Yelp’s legal arguments center around the fact that they were not named as a defendant in the original suit. If they had been, they could have been heard in court before being ordered to take down the defamatory posting. They argue that they have been blindsided and never got their day in court.

Yelp is appealing the case to the California Supreme Court and has been supported in amicus briefs by the whole web industry from Google, Facebook, Twitter, Microsoft, and many other smaller web services along with numerous newspapers.

These companies all argue that user-generated content and social media are how Americans communicate today. By definition there are people that don’t like what other people have to say, certainly witnessed during this political season. And without the protection of Section 230, companies that allow user commentary and content would eventually be driven out of business by becoming embroiled in countless lawsuits.

From a practical standpoint you can understand the lawyer’s concern. She successfully won a case against somebody that defamed her, and yet part of that slander is still available to all on the Yelp site. But the flip side of that is that if Yelp agrees to take down the defamatory posting then they are open to suit by Hassel by having admitted some responsibility for the process.

It’s not hard to picture what happens if Yelp loses this case. Web companies will not be able to take a chance on negative information and a site like Yelp would probably delete all negative reviews – which would invalidate what they do for a living. And social media sites like Facebook probably couldn’t function at all, because almost everything posted there – from skinhead websites through pictures of puppies – offends somebody.

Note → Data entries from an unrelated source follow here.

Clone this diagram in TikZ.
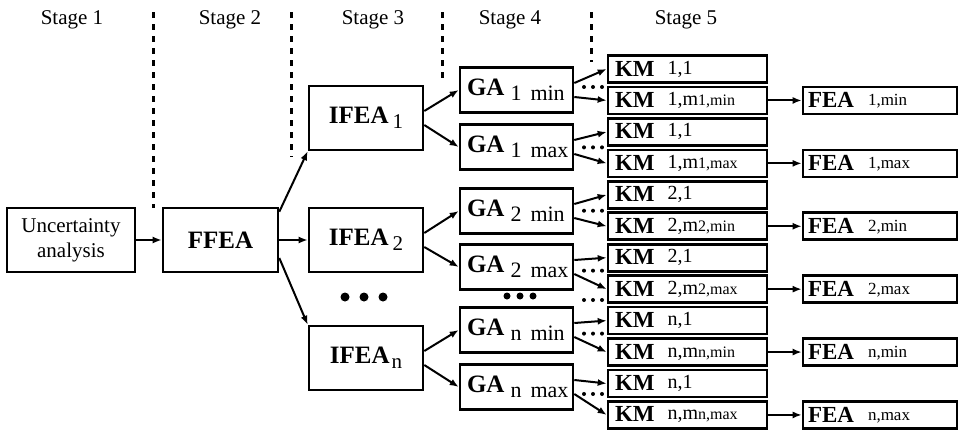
\documentclass[tikz,border=0pt]{standalone}
\usepackage{fontspec}
\setmainfont{Liberation Serif}
\usetikzlibrary{arrows.meta}
\newcommand{\fsz}[1]{\fontsize{#1}{#1}\selectfont}

\begin{document}
\begin{tikzpicture}[x=1pt,y=-1pt,
    blk/.style={draw,line width=2.6pt,inner sep=0pt},
    bigbox/.style={blk,minimum width=114pt,minimum height=64pt,font=\fsz{25}\bfseries},
    gabox/.style={blk,minimum width=113pt,minimum height=45pt,text width=99pt,align=left,font=\fsz{25}},
    kmbox/.style={blk,minimum width=159pt,minimum height=27pt,text width=145pt,align=left,font=\fsz{23}},
    feabox/.style={blk,minimum width=154pt,minimum height=27pt,text width=144pt,align=left,font=\fsz{23}},
    arr/.style={line width=2pt,-{Latex[length=9pt,width=7pt]}},
    sepline/.style={line width=3pt,dash pattern=on 6pt off 6pt}]
  \useasboundingbox (0,0) rectangle (959,431);
  % stage headings and separators
  \foreach \x/\lbl in {72/1,230/2,373/3,510/4,686/5} \node[font=\fsz{21}] (st\lbl) at (\x,20) {Stage \lbl};
  \foreach \x/\yb in {153/208,291/157,442/82,591/62} \draw[sepline] (\x,12) -- (\x,\yb);
  % stages 1 to 3
  \node[blk,minimum width=128pt,minimum height=64pt,align=center,font=\fontsize{21}{25}\selectfont] (unc) at (71,240) {Uncertainty\\analysis};
  \node[bigbox,minimum width=115pt] (ffea) at (220.5,240) {FFEA};
  \node[bigbox] (ifea1) at (366,118) {IFEA\raisebox{-5pt}{\fsz{21}\mdseries\hspace{4pt}1}};
  \node[bigbox] (ifea2) at (366,240) {IFEA\raisebox{-5pt}{\fsz{21}\mdseries\hspace{4pt}2}};
  \node[bigbox] (ifean) at (366,358) {IFEA\raisebox{-5pt}{\fsz{21}\mdseries\hspace{2pt}n}};
  \draw[arr] (unc) -- (ffea);
  \draw[arr] ([yshift=-5pt]ffea.north east) -- (ifea1.south west);
  \draw[arr] (ffea) -- (ifea2);
  \draw[arr] ([yshift=-18pt]ffea.east) -- (ifean.north west);
  % stage 4
  \foreach \j/\n/\y/\a/\b/\p/\s in {0/1min/90/1/min/ifea1/1, 1/1max/147/1/max/ifea1/-1,
      2/2min/211/2/min/ifea2/1, 3/2max/267/2/max/ifea2/-1,
      4/nmin/330/n/min/ifean/1, 5/nmax/387/n/max/ifean/-1}
  {
    \node[gabox] (ga\n) at (516.5,\y) {\textbf{GA}\raisebox{-5pt}{\fsz{22}\hspace{6pt}\a\hspace{9pt}\b}};
    \draw[arr] ([yshift=\s*7pt]\p.east) -- (ga\n.west);
    \foreach \d in {0,1,2} \fill ({584+9*\d},{0.43*\y+0.57*(69+31.45*(2*\j+0.5))}) circle (2pt);
  }
  % stage 5
  \foreach \i/\pa/\pb/\g/\s in {0/{1,1}//1min/1, 1/{1,m}/{1,min}/1min/-1, 2/{1,1}//1max/1, 3/{1,m}/{1,max}/1max/-1,
      4/{2,1}//2min/1, 5/{2,m}/{2,min}/2min/-1, 6/{2,1}//2max/1, 7/{2,m}/{2,max}/2max/-1,
      8/{n,1}//nmin/1, 9/{n,m}/{n,min}/nmin/-1, 10/{n,1}//nmax/1, 11/{n,m}/{n,max}/nmax/-1}
  {
    \node[kmbox] (km\i) at (687.5,{69+31.45*\i}) {\textbf{KM}\hspace{13pt}\raisebox{2pt}{\fsz{20}\pa\fsz{16}\pb}};
    \draw[arr] ([yshift=\s*7pt]ga\g.east) -- (km\i.west);
  }
  \foreach \i/\lbl in {1/{1,min},3/{1,max},5/{2,min},7/{2,max},9/{n,min},11/{n,max}}
  {
    \node[feabox] (fea\i) at (880,{69+31.45*\i}) {\textbf{FEA}\hspace{14pt}\raisebox{2pt}{\fsz{17}\lbl}};
    \draw[arr] (km\i) -- (fea\i);
  }
  % dots
  \foreach \x in {345,364,383} \fill (\x,297) circle (4.5pt);
  \foreach \x in {507,520,533} \fill (\x,296) circle (3.5pt);
  \foreach \x in {584,593,602} \fill (\x,300) circle (2pt);
\end{tikzpicture}
\end{document}
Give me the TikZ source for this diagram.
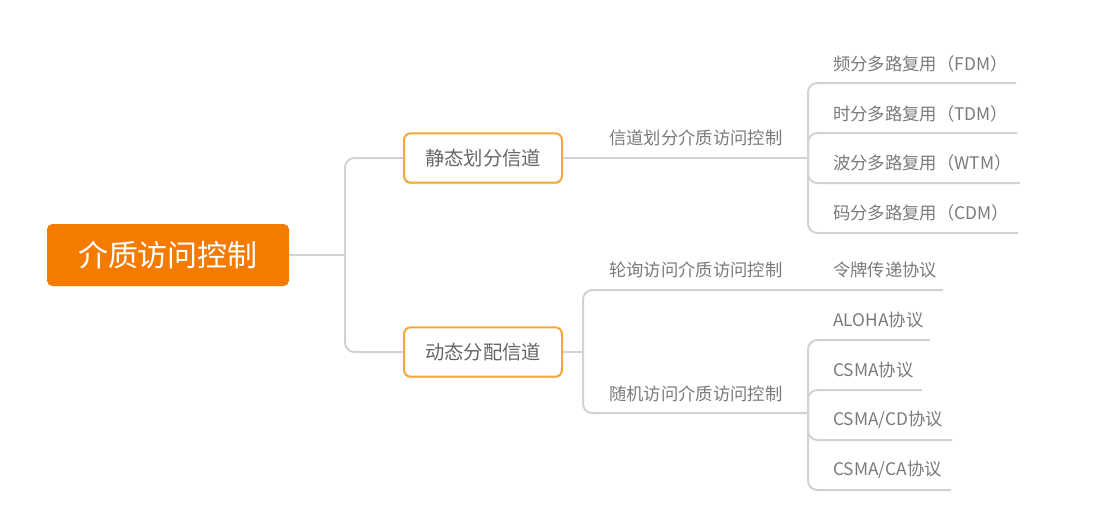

I’m sure that the average person doesn’t appreciate the underlying laws and precedents that allow the web to function the way it does today. If even one of these basic linchpins is removed then the whole thing could come tumbling down, or at worst could morph into something we wouldn’t recognize or like. I don’t think any of us want a web where the corporate lawyers at each web company decide what content is or is not safe for them to carry.